Üniversite yalnızca derslerden ibaret değildir. Orada sergilenen tavır, aslında kişinin hayata nasıl bağlandığının küçük bir prototipi. Hangi alanlara ilgi duyduğu, emek verip veremediği ve zorlanınca nasıl davrandığı, kişinin ruhsal kapasitesinide dışa vurur. 
Yatırım kapasitesi denilen şey ; bir insan enerjisini nereye yönlendirdiği ve orada ne kadar kalabilidiğidir. Kimi insan işine tutkuyla sarılır, kimi ilişkisine, kimi hobisine… Bir başkası ise enerjisini günü kurtaracak keyiflere harcar, uzun vadeli hiçbir yere bağlanamaz. Dolayısıyla mesele hangi alana yatırım yaptığından çok, o alanda bir süreklilik ve emek gösterebiliyor mu ? İşte bu kapasite, kişinin hayata bağlanma biçiminin göstergelerinden biridir.
Ruhsal olgunluk ise bu yatırımın nasıl taşındığını gösterir. İnsan yalnızca hevesliyken değil, bıkkınlık çöktüğünde de devam edebiliyor mu? Zorluklar karşısında hemen kopuyor mu, yoksa toparlanıp sürdürebiliyor mu? Olgunluk, sabır gösterebilmek, tatmini erteleyebilmek ve sorumlulukların gerektirdiği emeği verebilmektir. Olgunluk gelişmişse, yatırdığı emek kalıcı olur; üstelik başarısızlıklara rağmen devam edebilir.

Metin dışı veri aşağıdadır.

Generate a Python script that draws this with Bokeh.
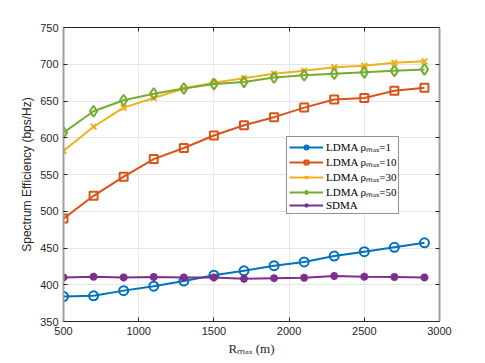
from bokeh.plotting import figure
from bokeh.models import Range1d, LinearAxis, Legend, LegendItem, FixedTicker
from bokeh.embed import file_html
from bokeh.resources import INLINE

r_max = [500, 700, 900, 1100, 1300, 1500, 1700, 1900, 2100, 2300, 2500, 2700, 2900]
ldma_rho1 = [384, 385, 392, 398, 405, 413, 419, 426, 431, 439, 445, 451, 457]
ldma_rho10 = [490, 521, 547, 571, 586, 603, 617, 628, 641, 652, 654, 664, 668]
ldma_rho30 = [582, 615, 641, 654, 667, 675, 681, 687, 691, 696, 698, 702, 704]
ldma_rho50 = [607, 636, 651, 660, 667, 673, 676, 682, 685, 687, 689, 691, 693]
sdma = [410, 411, 410, 410.5, 410, 410, 408, 409, 409.5, 412, 411, 410.5, 410]

x_ticks = [500, 1000, 1500, 2000, 2500, 3000]
y_ticks = [350, 400, 450, 500, 550, 600, 650, 700, 750]

series_labels = ["LDMA ρₘₐₓ=1", "LDMA ρₘₐₓ=10", "LDMA ρₘₐₓ=30", "LDMA ρₘₐₓ=50", "SDMA"]
series_colors = ["#0072BD", "#D95319", "#EDB120", "#77AC30", "#7E2F8E"]
series_markers = ["circle", "square", "x", "diamond", "asterisk"]
series_sizes = [9, 8, 8, 11, 8]
series_data = [ldma_rho1, ldma_rho10, ldma_rho30, ldma_rho50, sdma]

p = figure(width=477, height=363, output_backend="svg", toolbar_location=None,
           x_range=Range1d(500, 3000), y_range=Range1d(350, 750),
           min_border_left=63, min_border_right=38, min_border_top=27, min_border_bottom=42,
           background_fill_color="white", border_fill_color="white")

p.outline_line_color = None
ax_col = "#262626"
font = "Liberation Sans"
serif = "Liberation Serif"

for ax in [p.xaxis[0], p.yaxis[0]]:
    ax.major_tick_in = 4
    ax.major_tick_out = 0
    ax.minor_tick_line_color = None
    ax.major_label_text_font = font
    ax.major_label_text_font_size = "11px"
    ax.major_label_text_color = ax_col
    ax.axis_label_text_font_style = "normal"
    ax.axis_label_text_color = ax_col
    ax.major_tick_line_color = ax_col

p.xaxis[0].ticker = FixedTicker(ticks=x_ticks)
p.yaxis[0].ticker = FixedTicker(ticks=y_ticks)
p.xaxis[0].axis_line_color = ax_col
p.yaxis[0].axis_line_color = "#a0a0a0"
p.yaxis[0].axis_line_width = 2
p.xaxis[0].axis_label = "Rₘₐₓ (m)"
p.xaxis[0].axis_label_text_font = serif
p.xaxis[0].axis_label_text_font_size = "13px"
p.xaxis[0].axis_label_standoff = 3
p.xaxis[0].major_label_standoff = 5
p.yaxis[0].axis_label = "Spectrum Efficiency (bps/Hz)"
p.yaxis[0].axis_label_text_font = font
p.yaxis[0].axis_label_text_font_size = "12px"
p.yaxis[0].axis_label_standoff = 3
p.yaxis[0].major_label_standoff = 5

top = LinearAxis(ticker=FixedTicker(ticks=x_ticks),
                 major_label_overrides={t: "" for t in x_ticks},
                 major_tick_in=4, major_tick_out=0, minor_tick_line_color=None,
                 axis_line_color=ax_col, major_tick_line_color=ax_col, major_label_standoff=0)
right = LinearAxis(ticker=FixedTicker(ticks=y_ticks),
                   major_label_overrides={t: "" for t in y_ticks},
                   major_tick_in=4, major_tick_out=0, minor_tick_line_color=None,
                   axis_line_color="#a0a0a0", axis_line_width=2, major_tick_line_color=ax_col,
                   major_label_standoff=0)
p.add_layout(top, "above")
p.add_layout(right, "right")

p.xgrid.ticker = FixedTicker(ticks=x_ticks)
p.ygrid.ticker = FixedTicker(ticks=y_ticks)
p.grid.grid_line_color = "#e6e6e6"
p.grid.grid_line_width = 1

items = []
for lab, col, mk, sz, ys in zip(series_labels, series_colors, series_markers, series_sizes, series_data):
    ln = p.line(r_max, ys, line_color=col, line_width=2)
    if mk == "asterisk":
        sc = p.scatter(r_max, ys, marker=mk, size=sz, line_color=col, line_width=2.5)
    else:
        sc = p.scatter(r_max, ys, marker=mk, size=sz, line_color=col, fill_color=None, line_width=2)
    items.append(LegendItem(label=lab, renderers=[ln, sc]))

legend = Legend(items=items, location=(223, 107), label_text_font=serif,
                label_text_font_size="11px", label_text_color="black",
                glyph_width=34, glyph_height=10, spacing=0, padding=2, margin=0,
                label_standoff=3, label_height=10,
                border_line_color="#262626", border_line_width=1,
                background_fill_color="white", background_fill_alpha=1)
p.add_layout(legend, "center")

open("out.html", "w").write(file_html(p, INLINE))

Mesele enerjiyi bir yere yöneltmekten çok , o enerjiyi anlamlı bağlara taşıyabilmek, onu sürdürebilmek, gerilemeyle de yeniden toparlayabilmektir.  Çocukken bir şeye ilgi çabuk dağilir ve sıkılınır bu insan gelişimi açısından normaldir ancak ergenlikten yetişkinliğe doğru yatırımda tutarlılık beklenir. Üniversite dönemi de bu geçişin bir köprüsüdür.